By Vanette Colmenares
New York – When my husband asks me to accompany him to a triip to New Jersey, I normally ask him what’s the occasion. He told me that Poldo, our friend, was cooking paklay, a Cebuano stew of beef and pork innards.
I rarely eat this kind of dish, but my husband swears Poldo makes the best and I do believe him since he brought home some of the dish in one of his earlier visits. So off we went to New Jersey.
We arrived in the beautiful home of Leopoldo and Vicky Montesclaros a few minutes before noon, and while waiting for another couple, I had asked Leopoldo how his recent trip to Australia was and he said, “maayo man, daghan Vietnamese (it’s good, there were lots of Vietnamese), which made me laugh because I didn’t expect that Asians now populate many areas of white controlled countries.
Many countries today are hosts to a large number of Asians or refugees. In Cebu, before I relocated to the US, Koreans were coming in droves. And where are the Filipinos? They’re in America.

Paklay: I went to New Jersey for this.
Then came our lunch. Our meal of crispy pata, paklay and utan bisaya reminded me so much of home. Their six-seater dining table was set complete with individual ‘sawsawan’ (dipping bowls) each filled with vinegar and slivers of red pepper, an accompaniment for the crispy pata that was so crunchy and well-seasoned. The utan bisaya with its alugbati leaves floating on a meat broth was just perfect to swab on the corn grits which I chose instead of the usual white rice which was an option. There was a follow-up of crispy chicken skin, fried to perfection, which I helped myself with. The crackling it produced in my mouth felt like heaven.

The irresistible crispy pata, a taste of heaven.
Poldo and Vicky were perfect hosts, since they epitomized the essence of Cebuano hospitality. After lunch, Vicky left for a few minutes only to come back with another sumptuous array of dessert: warm binignit with tapioca balls in thick purple yam sauce, ube halea with toasted coconut, and a pair of kutsinta (one alovera colored, the other pumpkin colored). They all tasted divine in between sips of coffee.

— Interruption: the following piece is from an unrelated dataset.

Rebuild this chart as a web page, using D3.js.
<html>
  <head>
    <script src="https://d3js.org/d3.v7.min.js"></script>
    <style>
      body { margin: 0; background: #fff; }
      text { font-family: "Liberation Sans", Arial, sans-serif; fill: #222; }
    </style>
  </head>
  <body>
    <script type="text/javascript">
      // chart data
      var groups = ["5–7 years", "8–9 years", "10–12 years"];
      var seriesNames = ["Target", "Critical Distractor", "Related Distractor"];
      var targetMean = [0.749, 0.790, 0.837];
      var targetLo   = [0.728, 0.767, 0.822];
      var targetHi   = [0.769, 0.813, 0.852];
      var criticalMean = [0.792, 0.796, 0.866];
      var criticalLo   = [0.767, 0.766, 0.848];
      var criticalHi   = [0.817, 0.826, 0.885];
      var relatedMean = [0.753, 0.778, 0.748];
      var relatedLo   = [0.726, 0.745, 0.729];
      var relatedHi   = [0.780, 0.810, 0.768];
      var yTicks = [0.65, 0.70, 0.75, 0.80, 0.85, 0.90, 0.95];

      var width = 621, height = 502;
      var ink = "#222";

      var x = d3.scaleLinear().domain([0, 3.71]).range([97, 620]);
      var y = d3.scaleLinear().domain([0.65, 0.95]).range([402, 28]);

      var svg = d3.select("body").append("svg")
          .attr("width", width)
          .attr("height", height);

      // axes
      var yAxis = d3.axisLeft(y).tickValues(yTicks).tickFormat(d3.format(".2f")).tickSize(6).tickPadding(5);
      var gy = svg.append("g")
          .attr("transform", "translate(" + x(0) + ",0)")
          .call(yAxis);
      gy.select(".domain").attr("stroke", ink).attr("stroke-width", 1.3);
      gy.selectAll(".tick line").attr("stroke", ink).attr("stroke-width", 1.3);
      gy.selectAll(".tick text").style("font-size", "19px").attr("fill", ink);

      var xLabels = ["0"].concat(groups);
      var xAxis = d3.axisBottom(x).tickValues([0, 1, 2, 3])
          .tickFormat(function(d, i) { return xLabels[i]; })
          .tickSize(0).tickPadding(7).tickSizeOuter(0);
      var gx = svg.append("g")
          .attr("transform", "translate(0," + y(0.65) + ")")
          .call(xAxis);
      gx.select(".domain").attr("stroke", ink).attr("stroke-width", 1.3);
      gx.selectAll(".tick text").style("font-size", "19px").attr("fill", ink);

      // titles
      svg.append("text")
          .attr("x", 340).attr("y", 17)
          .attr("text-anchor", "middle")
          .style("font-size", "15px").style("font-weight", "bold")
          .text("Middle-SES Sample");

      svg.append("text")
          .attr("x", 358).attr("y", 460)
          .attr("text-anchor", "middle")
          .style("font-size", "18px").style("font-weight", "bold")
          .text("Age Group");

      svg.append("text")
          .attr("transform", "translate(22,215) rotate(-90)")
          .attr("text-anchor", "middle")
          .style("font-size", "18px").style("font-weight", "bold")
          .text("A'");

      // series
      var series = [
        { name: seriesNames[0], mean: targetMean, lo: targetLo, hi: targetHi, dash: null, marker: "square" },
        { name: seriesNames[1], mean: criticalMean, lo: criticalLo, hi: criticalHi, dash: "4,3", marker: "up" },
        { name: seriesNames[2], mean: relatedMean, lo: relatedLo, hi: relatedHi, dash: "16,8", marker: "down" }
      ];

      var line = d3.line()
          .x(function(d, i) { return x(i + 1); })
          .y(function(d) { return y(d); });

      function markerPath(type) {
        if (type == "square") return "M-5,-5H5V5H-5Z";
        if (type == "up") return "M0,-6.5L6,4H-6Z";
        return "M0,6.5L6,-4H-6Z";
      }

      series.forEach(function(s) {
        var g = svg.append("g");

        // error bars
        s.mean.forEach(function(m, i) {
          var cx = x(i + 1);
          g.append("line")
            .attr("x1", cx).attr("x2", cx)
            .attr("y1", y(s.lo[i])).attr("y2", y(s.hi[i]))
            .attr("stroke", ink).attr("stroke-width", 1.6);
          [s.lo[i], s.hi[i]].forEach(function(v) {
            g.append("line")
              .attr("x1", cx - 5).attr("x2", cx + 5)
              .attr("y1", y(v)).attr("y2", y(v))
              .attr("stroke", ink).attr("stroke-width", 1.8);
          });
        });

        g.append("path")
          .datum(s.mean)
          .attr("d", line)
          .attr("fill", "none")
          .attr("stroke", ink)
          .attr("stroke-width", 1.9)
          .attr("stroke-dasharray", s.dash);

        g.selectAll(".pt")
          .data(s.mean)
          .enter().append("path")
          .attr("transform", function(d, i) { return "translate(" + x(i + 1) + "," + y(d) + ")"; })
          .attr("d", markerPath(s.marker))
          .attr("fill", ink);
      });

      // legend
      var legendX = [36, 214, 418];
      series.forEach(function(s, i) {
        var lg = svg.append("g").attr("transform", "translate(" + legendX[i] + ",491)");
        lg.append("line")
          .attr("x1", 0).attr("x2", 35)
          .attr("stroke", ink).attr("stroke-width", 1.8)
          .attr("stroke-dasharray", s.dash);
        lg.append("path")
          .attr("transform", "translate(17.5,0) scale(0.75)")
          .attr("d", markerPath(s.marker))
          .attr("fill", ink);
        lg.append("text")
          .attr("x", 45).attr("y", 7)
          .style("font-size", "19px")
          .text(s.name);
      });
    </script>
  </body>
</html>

While chatting away our lives in Cebu and in America, someone blurted out the word ‘mahjong’ and since we were a quorum, we all moved to Tony and Joy Racaza’s house. The couple with their mother, and an aunt, were the guests who joined us for lunch and it was an impromptu decision to move the party to their house.
It was just a five minute drive and the mahjong table was ready when we arrived. With Joy, Vicky, the aunt, and myself taking our places, each had a pouch complete with poker chips and jai-alai markers. We played the ‘Tagalog’ version where all the ‘sagbut’ (flowers as they call it) would be down.
We also used the ‘pot’ system of the game where the winner would take all what was contributed in the pot, if she won simultaneously by an ‘ambisyon’ and a ‘bunot’. It would be a jackpot. Then after being emptied to the winner, we would start contributing all over again.
At the end of the game, if there were any chips left, we would distribute it among ourselves. It was a nice way to end the game, especially if one was a ‘pildero’ and this was one way to recoup losses.
After three jai-alai’s, dinner was served. Once again, like true Filipinos, we ate with our hands because this time, we had Joy’s delish barbecue flavored baked ribs and some seafood cajun inspired shrimps and crabs.
In between peeling the shrimps and extracting meat from the crab, conversations turned back to home. Our dessert of ube ice cream on a cone was the perfect match to wash off that salty mildly spicy well-seasoned meal. Then back to business of mahjong.
The evening went so fast, and before I knew it, we were seated on the train back to New York. It was a Cebuano day well spent with friends, food and fun. Reminiscing our past, enjoying the moment, and thinking of the future whether to retire in Cebu, our homeland. only makes us recall of how we enjoyed our laid back childhood, the simplicity of it back then.
The carefree moments of those days, the anxiety of what the future holds, and the insouciant of youth have all been challenged with time. For these replaced with responsibilities, authority and burden of life.
Life is made up of choices that we see fit for ourselves. There are no mistakes, just consequences of our choices. We learn from it, we embrace it, and accept it. It’s like eating paklay, we can have all the less desireable lot in life, yet we can make a delicious stew which everyone can enjoy.
Or we can face a not-so-good hand at mahjong, yet we come out of it by enjoying the game, and nothing else. It is a good life, if only we realize that it is indeed.